** START SUPPLIED MATERIAL **

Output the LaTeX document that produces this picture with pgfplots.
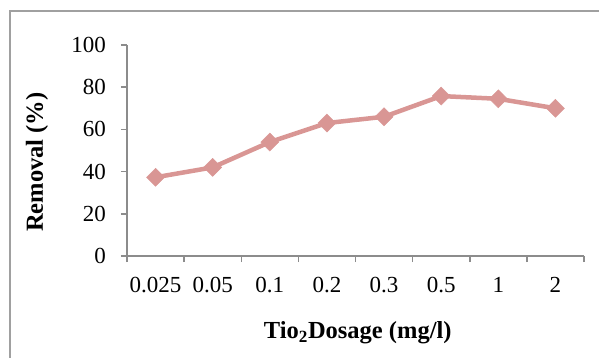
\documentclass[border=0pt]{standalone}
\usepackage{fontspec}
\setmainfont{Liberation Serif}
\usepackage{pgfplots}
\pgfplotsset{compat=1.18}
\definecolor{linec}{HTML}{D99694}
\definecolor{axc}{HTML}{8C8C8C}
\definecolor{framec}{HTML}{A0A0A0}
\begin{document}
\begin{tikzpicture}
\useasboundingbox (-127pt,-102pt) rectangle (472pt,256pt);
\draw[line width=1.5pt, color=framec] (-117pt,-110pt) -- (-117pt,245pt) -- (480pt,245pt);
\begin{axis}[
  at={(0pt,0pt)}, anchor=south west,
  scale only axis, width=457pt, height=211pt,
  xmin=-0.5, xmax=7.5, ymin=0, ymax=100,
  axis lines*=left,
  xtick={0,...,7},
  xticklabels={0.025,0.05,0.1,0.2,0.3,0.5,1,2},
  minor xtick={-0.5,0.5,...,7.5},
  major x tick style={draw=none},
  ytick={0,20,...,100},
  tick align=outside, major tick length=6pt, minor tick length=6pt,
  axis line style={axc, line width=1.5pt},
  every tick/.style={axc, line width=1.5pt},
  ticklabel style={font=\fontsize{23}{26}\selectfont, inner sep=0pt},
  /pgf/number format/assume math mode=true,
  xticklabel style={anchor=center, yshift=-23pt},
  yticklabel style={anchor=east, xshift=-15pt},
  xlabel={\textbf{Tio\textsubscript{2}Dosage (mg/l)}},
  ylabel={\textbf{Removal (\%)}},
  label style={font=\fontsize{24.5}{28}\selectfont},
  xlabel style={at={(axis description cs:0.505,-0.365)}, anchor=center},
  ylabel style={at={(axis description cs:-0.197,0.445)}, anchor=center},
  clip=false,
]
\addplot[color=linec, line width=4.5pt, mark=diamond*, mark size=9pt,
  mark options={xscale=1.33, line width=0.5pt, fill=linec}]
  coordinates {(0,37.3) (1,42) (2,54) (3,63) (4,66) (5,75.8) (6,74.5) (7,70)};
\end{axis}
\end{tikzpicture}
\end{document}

** END SUPPLIED MATERIAL **

• TO BE DONE: Reproduce every line precisely as given, omitting all pictures.

• WRITTEN ANSWER:
Output the LaTeX document that produces this picture with pgfplots.
\documentclass[border=0pt]{standalone}
\usepackage{fontspec}
\setmainfont{Liberation Serif}
\usepackage{pgfplots}
\pgfplotsset{compat=1.18}
\definecolor{linec}{HTML}{D99694}
\definecolor{axc}{HTML}{8C8C8C}
\definecolor{framec}{HTML}{A0A0A0}
\begin{document}
\begin{tikzpicture}
\useasboundingbox (-127pt,-102pt) rectangle (472pt,256pt);
\draw[line width=1.5pt, color=framec] (-117pt,-110pt) -- (-117pt,245pt) -- (480pt,245pt);
\begin{axis}[
  at={(0pt,0pt)}, anchor=south west,
  scale only axis, width=457pt, height=211pt,
  xmin=-0.5, xmax=7.5, ymin=0, ymax=100,
  axis lines*=left,
  xtick={0,...,7},
  xticklabels={0.025,0.05,0.1,0.2,0.3,0.5,1,2},
  minor xtick={-0.5,0.5,...,7.5},
  major x tick style={draw=none},
  ytick={0,20,...,100},
  tick align=outside, major tick length=6pt, minor tick length=6pt,
  axis line style={axc, line width=1.5pt},
  every tick/.style={axc, line width=1.5pt},
  ticklabel style={font=\fontsize{23}{26}\selectfont, inner sep=0pt},
  /pgf/number format/assume math mode=true,
  xticklabel style={anchor=center, yshift=-23pt},
  yticklabel style={anchor=east, xshift=-15pt},
  xlabel={\textbf{Tio\textsubscript{2}Dosage (mg/l)}},
  ylabel={\textbf{Removal (\%)}},
  label style={font=\fontsize{24.5}{28}\selectfont},
  xlabel style={at={(axis description cs:0.505,-0.365)}, anchor=center},
  ylabel style={at={(axis description cs:-0.197,0.445)}, anchor=center},
  clip=false,
]
\addplot[color=linec, line width=4.5pt, mark=diamond*, mark size=9pt,
  mark options={xscale=1.33, line width=0.5pt, fill=linec}]
  coordinates {(0,37.3) (1,42) (2,54) (3,63) (4,66) (5,75.8) (6,74.5) (7,70)};
\end{axis}
\end{tikzpicture}
\end{document}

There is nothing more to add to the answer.